Challenge:
Pictures aside, quote the whole listing exactly.

Collected data:
+===+
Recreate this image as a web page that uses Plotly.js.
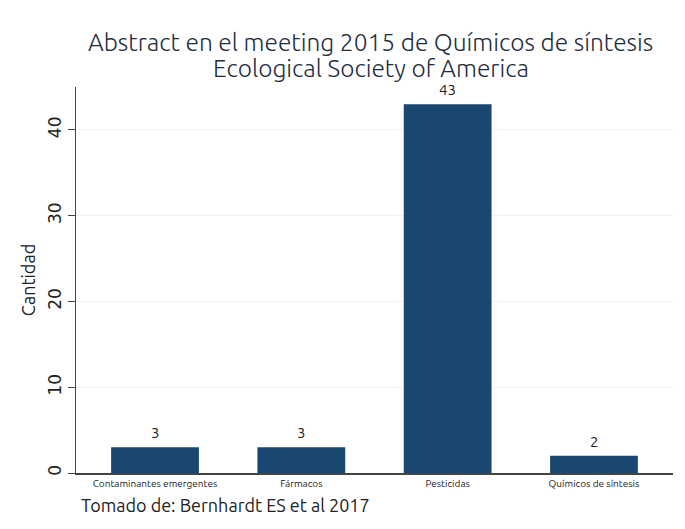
<!DOCTYPE html>
<html><head><meta charset="utf-8">
<script src="https://cdn.plot.ly/plotly-3.0.1.min.js"></script>
<style>body{margin:0;background:#fff}#c{width:685px;height:529px}</style>
</head><body><div id="c"></div>
<script>
const categories = ["Contaminantes emergentes", "Fármacos", "Pesticidas", "Químicos de síntesis"];
const counts = [3, 3, 43, 2];
const yTicks = [0, 10, 20, 30, 40];
const titleLines = ["Abstract en el meeting 2015 de Químicos de síntesis", "Ecological Society of America"];

const font = "Ubuntu, 'Open Sans', 'Noto Sans', sans-serif";
const xs = categories.map((c, i) => i);
const annotations = counts.map((v, i) => ({
  x: xs[i], y: v, xref: 'x', yref: 'y', text: String(v), showarrow: false,
  yanchor: 'bottom', yshift: 4, font: {size: 15, color: '#222', family: font}
}));
titleLines.forEach((t, i) => annotations.push({
  text: t, xref: 'paper', yref: 'paper', x: 0.494, xanchor: 'center',
  y: 1 + (87 - (42 + 26 * i)) / 386, yanchor: 'middle', showarrow: false,
  font: {size: 24.5, color: '#1e2d3e', family: "'Ubuntu Light', Ubuntu, 'Open Sans', sans-serif", weight: 300}
}));
annotations.push({text: 'Tomado de: Bernhardt ES et al 2017', xref: 'paper', yref: 'paper', x: 0.005,
  y: -(505 - 473) / 386, xanchor: 'left', yanchor: 'middle', showarrow: false,
  font: {size: 18, color: '#222', family: font}});

Plotly.newPlot('c', [{
  type: 'bar',
  x: xs,
  y: counts,
  width: 0.6,
  marker: {color: '#1a476f'},
  hoverinfo: 'none'
}], {
  width: 685, height: 529,
  margin: {l: 76, r: 12, t: 87, b: 56},
  paper_bgcolor: '#fff', plot_bgcolor: '#fff',
  font: {family: font, color: '#222'},
  xaxis: {
    tickvals: xs, ticktext: categories, range: [-0.54, 3.54],
    showline: true, linecolor: '#444', linewidth: 1.5, ticks: '', showgrid: false,
    tickfont: {size: 10, color: '#222'}, zeroline: false
  },
  yaxis: {
    range: [0, 45], tickvals: yTicks, tickangle: -90,
    showline: true, linecolor: '#444', linewidth: 1.5, ticks: 'outside', ticklen: 7, tickcolor: '#444',
    tickfont: {size: 17, color: '#222', family: "'DejaVu Sans', sans-serif"}, showgrid: true, gridcolor: '#eaf2f3', zeroline: false,
    title: {text: 'Cantidad', font: {size: 18, color: '#222'}, standoff: 4}
  },
  annotations: annotations,
  showlegend: false
}, {staticPlot: true});
</script></body></html>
+===+
Solution below:
Recreate this image as a web page that uses Plotly.js.
<!DOCTYPE html>
<html><head><meta charset="utf-8">
<script src="https://cdn.plot.ly/plotly-3.0.1.min.js"></script>
<style>body{margin:0;background:#fff}#c{width:685px;height:529px}</style>
</head><body><div id="c"></div>
<script>
const categories = ["Contaminantes emergentes", "Fármacos", "Pesticidas", "Químicos de síntesis"];
const counts = [3, 3, 43, 2];
const yTicks = [0, 10, 20, 30, 40];
const titleLines = ["Abstract en el meeting 2015 de Químicos de síntesis", "Ecological Society of America"];

const font = "Ubuntu, 'Open Sans', 'Noto Sans', sans-serif";
const xs = categories.map((c, i) => i);
const annotations = counts.map((v, i) => ({
  x: xs[i], y: v, xref: 'x', yref: 'y', text: String(v), showarrow: false,
  yanchor: 'bottom', yshift: 4, font: {size: 15, color: '#222', family: font}
}));
titleLines.forEach((t, i) => annotations.push({
  text: t, xref: 'paper', yref: 'paper', x: 0.494, xanchor: 'center',
  y: 1 + (87 - (42 + 26 * i)) / 386, yanchor: 'middle', showarrow: false,
  font: {size: 24.5, color: '#1e2d3e', family: "'Ubuntu Light', Ubuntu, 'Open Sans', sans-serif", weight: 300}
}));
annotations.push({text: 'Tomado de: Bernhardt ES et al 2017', xref: 'paper', yref: 'paper', x: 0.005,
  y: -(505 - 473) / 386, xanchor: 'left', yanchor: 'middle', showarrow: false,
  font: {size: 18, color: '#222', family: font}});

Plotly.newPlot('c', [{
  type: 'bar',
  x: xs,
  y: counts,
  width: 0.6,
  marker: {color: '#1a476f'},
  hoverinfo: 'none'
}], {
  width: 685, height: 529,
  margin: {l: 76, r: 12, t: 87, b: 56},
  paper_bgcolor: '#fff', plot_bgcolor: '#fff',
  font: {family: font, color: '#222'},
  xaxis: {
    tickvals: xs, ticktext: categories, range: [-0.54, 3.54],
    showline: true, linecolor: '#444', linewidth: 1.5, ticks: '', showgrid: false,
    tickfont: {size: 10, color: '#222'}, zeroline: false
  },
  yaxis: {
    range: [0, 45], tickvals: yTicks, tickangle: -90,
    showline: true, linecolor: '#444', linewidth: 1.5, ticks: 'outside', ticklen: 7, tickcolor: '#444',
    tickfont: {size: 17, color: '#222', family: "'DejaVu Sans', sans-serif"}, showgrid: true, gridcolor: '#eaf2f3', zeroline: false,
    title: {text: 'Cantidad', font: {size: 18, color: '#222'}, standoff: 4}
  },
  annotations: annotations,
  showlegend: false
}, {staticPlot: true});
</script></body></html>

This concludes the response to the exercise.